Objective Against the backdrop of deep integration between remote sensing and computer vision, tree detection in complex scenes has long been hindered by occlusion, background noise, and high-density canopies. Traditional methods struggle to balance global semantics and local details, resulting in insufficient detection accuracy and robustness. To overcome this bottleneck, this study proposes an end-to-end tree detection framework (ViT-Count) centered on the Vision Transformer (ViT), aiming to leverage its global context modeling capability to significantly enhance the accuracy of tree counting and localization in dense forest and urban environments.

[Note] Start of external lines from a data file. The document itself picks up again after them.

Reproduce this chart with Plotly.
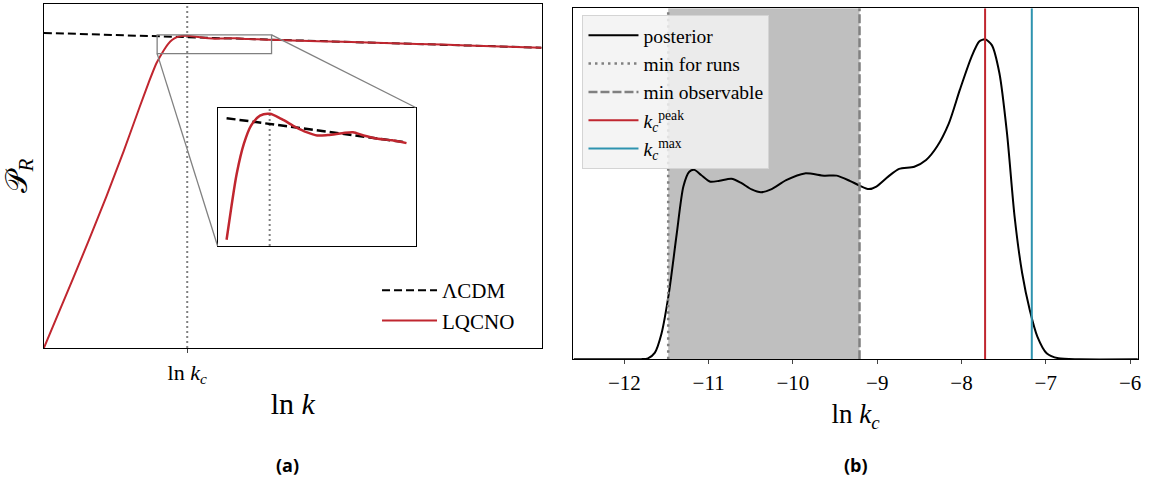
import numpy as np
import plotly.graph_objects as go

# ---------------- data: panel (a) (schematic, normalised units) ----------------
lnk_c = 0.288
lcdm_x = [0.0, 0.238, 0.447, 1.0]
lcdm_y = [0.916, 0.906, 0.8965, 0.873]
lqc_x = [0.0, 0.03, 0.0587, 0.09, 0.1257, 0.16, 0.1924, 0.212, 0.2259, 0.238, 0.2436, 0.2498,
         0.2581, 0.2664, 0.2768, 0.288, 0.3016, 0.3182, 0.3307, 0.3431, 0.3556, 0.3722, 0.3846,
         0.397, 0.4136, 0.4302, 0.4468, 0.5, 0.6, 0.7, 0.8, 0.9, 1.0]
lqc_y = [0.0, 0.1035, 0.2026, 0.312, 0.441, 0.571, 0.7006, 0.777, 0.827, 0.8583, 0.8713, 0.8843,
         0.896, 0.9031, 0.907, 0.9077, 0.9057, 0.9025, 0.9005, 0.8992, 0.8994, 0.9001, 0.9005,
         0.8992, 0.8979, 0.8973, 0.8962, 0.894, 0.890, 0.886, 0.882, 0.877, 0.873]
inset_lo, inset_hi = 0.238, 0.447

# ---------------- data: panel (b) ----------------
post_x = [-12.6, -12.0, -11.8, -11.72, -11.64, -11.56, -11.47, -11.38, -11.30, -11.23,
          -11.17, -11.09, -10.98, -10.87, -10.73, -10.62, -10.49, -10.38, -10.26, -10.08,
          -9.86, -9.63, -9.48, -9.32, -9.21, -9.10, -9.01, -8.87, -8.74, -8.56, -8.42,
          -8.29, -8.15, -8.02, -7.88, -7.79, -7.72, -7.64, -7.55, -7.46, -7.37, -7.28,
          -7.19, -7.10, -6.99, -6.85, -6.6, -5.9]
post_y = [0, 0, 0.0005, 0.003, 0.02, 0.08, 0.21, 0.39, 0.54, 0.586,
          0.592, 0.576, 0.555, 0.558, 0.564, 0.552, 0.531, 0.522, 0.531, 0.56,
          0.581, 0.574, 0.574, 0.557, 0.543, 0.532, 0.54, 0.571, 0.595, 0.602, 0.623,
          0.665, 0.7375, 0.842, 0.946, 0.993, 1.0, 0.982, 0.894, 0.706, 0.446, 0.269,
          0.154, 0.071, 0.019, 0.003, 0, 0]
min_runs = -11.48
min_obs = -9.21
kc_peak = -7.72
kc_max = -7.166
xticks_b = [-12, -11, -10, -9, -8, -7, -6]

# ---------------- styling / layout constants ----------------
W, H = 1152, 489
RED = "#C0262F"
TEAL = "#2E93AF"
GRAY = "#808080"
SHADE = "#BFBFBF"
FONT = "Liberation Serif"

def px_dom_x(a, b):
    return [a / W, b / W]

def px_dom_y(top, bottom):
    return [1 - bottom / H, 1 - top / H]

domA_x = px_dom_x(44, 543)
domA_y = px_dom_y(4, 348)
domB_x = px_dom_x(574.8, 1140.7)
domB_y = px_dom_y(8.3, 359.3)
xrangeB = [-12.606, -5.909]
yrangeB = [0, 1.097]

# inset placement in fraction of panel (a) axes
inset_fx = [0.349, 0.747]
inset_fy = [0.2965, 0.699]
inset_dom_x = [domA_x[0] + f * (domA_x[1] - domA_x[0]) for f in inset_fx]
inset_dom_y = [domA_y[0] + f * (domA_y[1] - domA_y[0]) for f in inset_fy]

lqc_xa, lqc_ya = np.array(lqc_x), np.array(lqc_y)
lcdm_xa, lcdm_ya = np.array(lcdm_x), np.array(lcdm_y)
m1 = (lqc_xa >= inset_lo - 1e-9) & (lqc_xa <= inset_hi + 1e-9)
m2 = (lcdm_xa >= inset_lo - 1e-9) & (lcdm_xa <= inset_hi + 1e-9)
ix_l, iy_l = lqc_xa[m1], lqc_ya[m1]
ix_c, iy_c = lcdm_xa[m2], lcdm_ya[m2]
allx = np.concatenate([ix_l, ix_c]); ally = np.concatenate([iy_l, iy_c])
px_ = 0.05 * (allx.max() - allx.min()); py_ = 0.05 * (ally.max() - ally.min())
inset_xr = [allx.min() - px_, allx.max() + px_]
inset_yr = [ally.min() - py_, ally.max() + py_]

fig = go.Figure()

# ----- panel (a) main -----
fig.add_trace(go.Scatter(x=[lnk_c, lnk_c], y=[0, 1], mode="lines",
                         line=dict(color=GRAY, width=2, dash="2px,3px"),
                         showlegend=False, hoverinfo="skip", xaxis="x", yaxis="y"))
fig.add_trace(go.Scatter(x=lcdm_x, y=lcdm_y, mode="lines", name="ΛCDM",
                         line=dict(color="black", width=2, dash="8px,4px"),
                         xaxis="x", yaxis="y", legend="legend"))
fig.add_trace(go.Scatter(x=lqc_x, y=lqc_y, mode="lines", name="LQCNO",
                         line=dict(color=RED, width=2, shape="spline", smoothing=0.5),
                         xaxis="x", yaxis="y", legend="legend"))

# ----- inset -----
fig.add_trace(go.Scatter(x=[lnk_c, lnk_c], y=inset_yr, mode="lines",
                         line=dict(color=GRAY, width=2, dash="2px,3px"),
                         showlegend=False, hoverinfo="skip", xaxis="x3", yaxis="y3"))
fig.add_trace(go.Scatter(x=ix_c, y=iy_c, mode="lines",
                         line=dict(color="black", width=2.5, dash="9px,4px"),
                         showlegend=False, xaxis="x3", yaxis="y3"))
fig.add_trace(go.Scatter(x=ix_l, y=iy_l, mode="lines",
                         line=dict(color=RED, width=2.5, shape="spline", smoothing=0.8),
                         showlegend=False, xaxis="x3", yaxis="y3"))

# ----- panel (b) -----
fig.add_trace(go.Scatter(x=post_x, y=post_y, mode="lines", name="posterior",
                         line=dict(color="black", width=2, shape="spline", smoothing=0.7),
                         xaxis="x2", yaxis="y2", legend="legend2"))
fig.add_trace(go.Scatter(x=[min_runs, min_runs], y=yrangeB, mode="lines", name="min for runs",
                         line=dict(color=GRAY, width=2.5, dash="2.5px,4px"),
                         xaxis="x2", yaxis="y2", legend="legend2"))
fig.add_trace(go.Scatter(x=[min_obs, min_obs], y=yrangeB, mode="lines", name="min observable",
                         line=dict(color=GRAY, width=2.5, dash="9px,3px"),
                         xaxis="x2", yaxis="y2", legend="legend2"))
fig.add_trace(go.Scatter(x=[kc_peak, kc_peak], y=yrangeB, mode="lines",
                         name="<i>k<sub>c</sub></i><sup>peak</sup>",
                         line=dict(color=RED, width=2),
                         xaxis="x2", yaxis="y2", legend="legend2"))
fig.add_trace(go.Scatter(x=[kc_max, kc_max], y=yrangeB, mode="lines",
                         name="<i>k<sub>c</sub></i><sup>max</sup>",
                         line=dict(color=TEAL, width=2),
                         xaxis="x2", yaxis="y2", legend="legend2"))

shapes = [
    dict(type="rect", xref="x2", yref="y2", x0=min_runs, x1=min_obs, y0=yrangeB[0], y1=yrangeB[1],
         fillcolor=SHADE, line=dict(width=0), layer="below"),
    dict(type="rect", xref="x", yref="y", x0=inset_xr[0], x1=inset_xr[1], y0=inset_yr[0], y1=inset_yr[1],
         line=dict(color=GRAY, width=1.3)),
    dict(type="line", xref="x", yref="y", x0=inset_xr[0], y0=inset_yr[0], x1=inset_fx[0], y1=inset_fy[0],
         line=dict(color=GRAY, width=1.3)),
    dict(type="line", xref="x", yref="y", x0=inset_xr[1], y0=inset_yr[1], x1=inset_fx[1], y1=inset_fy[1],
         line=dict(color=GRAY, width=1.3)),
]

axis_common = dict(showgrid=False, zeroline=False, showline=True, mirror=True,
                   linecolor="black", linewidth=1.2)

fig.update_layout(
    width=W, height=H, margin=dict(l=0, r=0, t=0, b=0),
    paper_bgcolor="white", plot_bgcolor="white",
    font=dict(family=FONT, color="black"),
    shapes=shapes,
    xaxis=dict(domain=domA_x, range=[0, 1], tickmode="array", tickvals=[lnk_c],
               ticktext=["ln <i>k<sub>c</sub></i>"], ticks="outside", ticklen=4, tickwidth=1,
               tickfont=dict(size=22, family=FONT),
               title=dict(text="ln <i>k</i>", font=dict(size=30, family=FONT), standoff=6),
               **axis_common),
    yaxis=dict(domain=domA_y, range=[0, 1], showticklabels=False, ticks="",
               title=dict(text="𝒫<sub><i>R</i></sub>", font=dict(size=30, family=FONT), standoff=6),
               **axis_common),
    xaxis3=dict(domain=inset_dom_x, range=inset_xr, showticklabels=False, ticks="",
                anchor="y3", **axis_common),
    yaxis3=dict(domain=inset_dom_y, range=inset_yr, showticklabels=False, ticks="",
                anchor="x3", **axis_common),
    xaxis2=dict(domain=domB_x, range=xrangeB, anchor="y2", tickmode="array", tickvals=xticks_b,
                ticks="outside", ticklen=4, tickwidth=1, tickfont=dict(size=21, family=FONT),
                title=dict(text="ln <i>k<sub>c</sub></i>", font=dict(size=27, family=FONT), standoff=10),
                **axis_common),
    yaxis2=dict(domain=domB_y, range=yrangeB, anchor="x2", showticklabels=False, ticks="",
                **axis_common),
    legend=dict(x=378 / W, y=1 - 270 / H, xanchor="left", yanchor="top",
                bgcolor="rgba(0,0,0,0)", borderwidth=0, font=dict(size=21, family=FONT),
                itemwidth=55, tracegroupgap=0),
    legend2=dict(x=584 / W, y=1 - 15 / H, xanchor="left", yanchor="top",
                 bgcolor="rgba(242,242,242,0.85)", bordercolor="#d4d4d4", borderwidth=1,
                 font=dict(size=19.5, family=FONT), itemwidth=50),
    annotations=[
        dict(text="<b>(a)</b>", x=288 / W, y=1 - 465 / H, xref="paper", yref="paper",
             xanchor="center", yanchor="middle",
             showarrow=False, font=dict(size=18, family="Open Sans")),
        dict(text="<b>(b)</b>", x=858 / W, y=1 - 465 / H, xref="paper", yref="paper",
             xanchor="center", yanchor="middle",
             showarrow=False, font=dict(size=18, family="Open Sans")),
    ],
)

fig.write_html("out.html")
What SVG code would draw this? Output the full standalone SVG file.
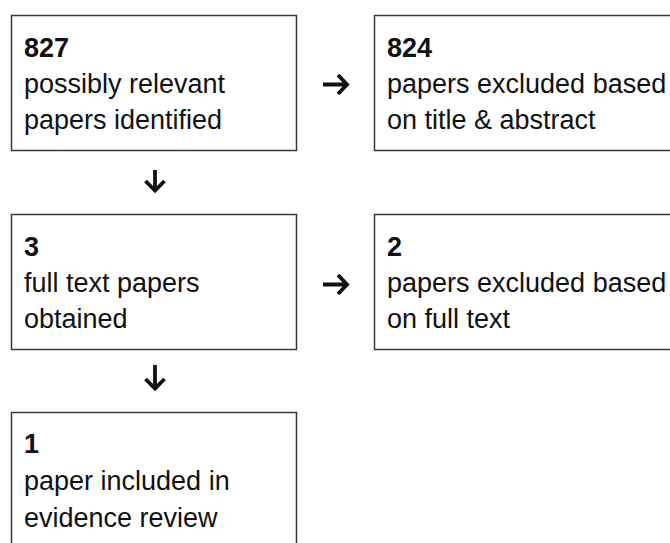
<svg xmlns="http://www.w3.org/2000/svg" width="670" height="543" viewBox="0 0 670 543">
<style>
.box{fill:#fff;stroke:#3a3a3a;stroke-width:1.5}
.t{font-family:"Liberation Sans",Arial,sans-serif;font-size:27px;fill:#111}
.n{font-weight:bold}
.arr{fill:none;stroke:#111;stroke-width:3.8;stroke-linecap:butt;stroke-linejoin:miter}
</style>
<rect width="670" height="543" fill="#fff"/>
<g id="n1">
<rect class="box" x="11.5" y="15.5" width="285" height="135"/>
<text class="t n" x="24" y="57">827</text>
<text class="t" x="24" y="93">possibly relevant</text>
<text class="t" x="24" y="129">papers identified</text>
</g>
<g id="n2">
<rect class="box" x="374.5" y="15.5" width="310" height="135"/>
<text class="t n" x="387" y="57">824</text>
<text class="t" x="387" y="93">papers excluded based</text>
<text class="t" x="387" y="129">on title &amp; abstract</text>
</g>
<g id="n3">
<rect class="box" x="11.5" y="214.5" width="285" height="135"/>
<text class="t n" x="24" y="256">3</text>
<text class="t" x="24" y="292">full text papers</text>
<text class="t" x="24" y="328">obtained</text>
</g>
<g id="n4">
<rect class="box" x="374.5" y="214.5" width="310" height="135"/>
<text class="t n" x="387" y="256">2</text>
<text class="t" x="387" y="292">papers excluded based</text>
<text class="t" x="387" y="328">on full text</text>
</g>
<g id="n5">
<rect class="box" x="11.5" y="412.5" width="285" height="140"/>
<text class="t n" x="24" y="453">1</text>
<text class="t" x="24" y="490">paper included in</text>
<text class="t" x="24" y="527">evidence review</text>
</g>
<g id="connectors">
<path class="arr" d="M323 84.5H347M338 75L347 84.5L338 94"/>
<path class="arr" d="M323 284.5H347M338 275L347 284.5L338 294"/>
<path class="arr" d="M155 170V190M145.5 181L155 190.5L164.5 181"/>
<path class="arr" d="M155 365V388M145.5 379L155 388.5L164.5 379"/>
</g>
</svg>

Method Firstly, the Vision Transformer (ViT) was employed as the backbone model due to its inherent advantage in capturing global contextual information, making it particularly well-suited for complex environments with diverse visual patterns. Secondly, a Visual Prompt Tuning (VPT) strategy tailored for tree detection was introduced. By injecting learnable prompts into the feature space, this method enhanced the model’s capability to extract discriminative features under conditions such as high canopy density, illumination variation, and structural differences across tree species, thereby improving its adaptability to various forest stand types. Thirdly, the convolutional block attention mechanisms were designed, leveraging its ability to model long-range dependencies based on local perception. This effectively strengthened the model’s capacity to distinguish between occluded, overlapping, and morphologically similar tree targets, thereby enhancing the overall robustness and accuracy of detection. Finally, a tree detection decoder was constructed, which progressively restored spatial resolution through stacked convolutional layers, normalization, GELU activation, and upsampling operations, ultimately generating a tree density map for tree counting and localization.
Result Comparative experiments on the public Larch Casebearer and Urban Tree datasets showed that, compared with mainstream models, the proposed method achieves reductions up to 2.53 in MAE and 3.99 in RMSE, demonstrating stronger generalization capability. Visualization results indicate that the model maintains high accuracy in both dense forests and complex urban scenes. Ablation studies further confirm the effective contributions of VPT, the attention module, and the decoder components to the overall performance.
Conclusion This Vision Transformer-based method for tree counting and localization in complex scenes fully exploits the global modeling capability of ViT and the task adaptability of the visual prompt tuning mechanism. By integrating the attention mechanism of convolutional modules, it effectively enhances the accuracy and robustness of tree counting and localization in complex environments.